Let $\frac{d}{dx}F\left(x\right)=\frac{e^{\sin x}}{x},$$\mathrm{x} > 0 . \mathrm{If}$ ${\int }_1^4\frac{2e^{\sin x^2}}{x}dx=F\left(k\right)-f\left(1\right)$ then one of the possible values of $k$ is ______.

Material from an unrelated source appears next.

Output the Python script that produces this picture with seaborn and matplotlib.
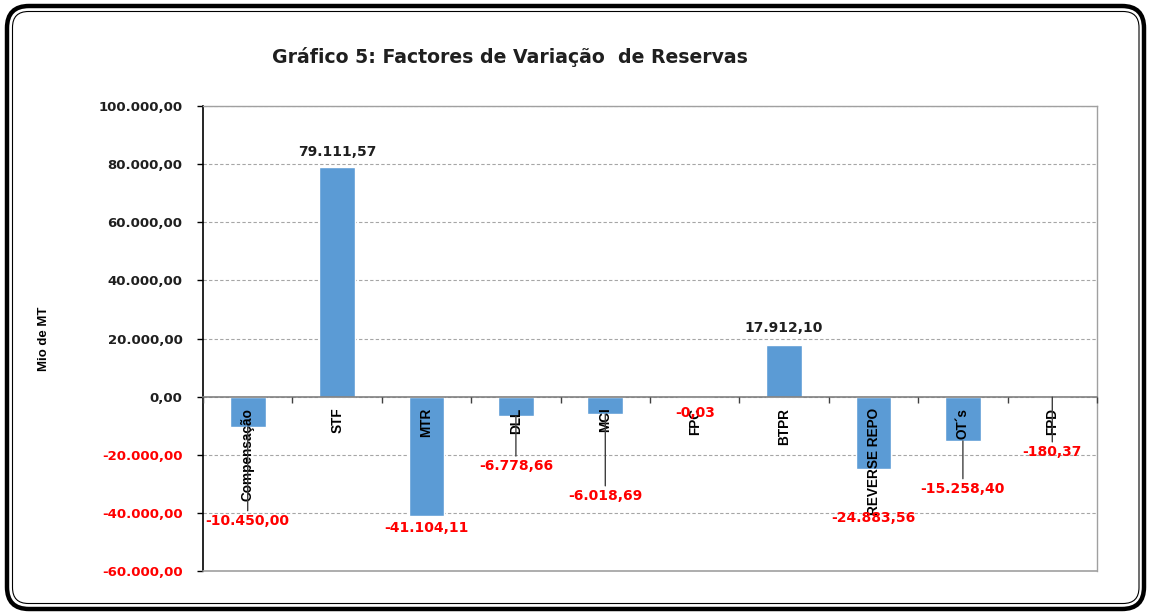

$\frac{d}{dx}F\left(x\right)=\frac{e^{\sin x}}{x},$
and, ${\int }_1^4\frac{2e^{\sin x^2}}{x}dx=F\left(k\right)-f\left(1\right)$
L.H.S $={\int }_1^4\frac{2·e^{\sin x^2}}{x}dx$
Let$x^2=t\Rightarrow 2xdx=dt$
$I={\int }_1^{16}\frac{2e^{\sin t}}{\sqrt{t}}·\frac{dt}{2·\sqrt{t}}={\int }_1^{16}\frac{e^{\sin t}}{t}dt$
${\left.I={\int }_1^{16}\frac{df\left(t\right)dt}{dt}=F\left(t\right)\right]}_1^{16}$
$I=F\left(16\right)-F\left(1\right)$
And, R.H.S $I=F\left(k\right)-F\left(1\right)$

 Hence $K=1$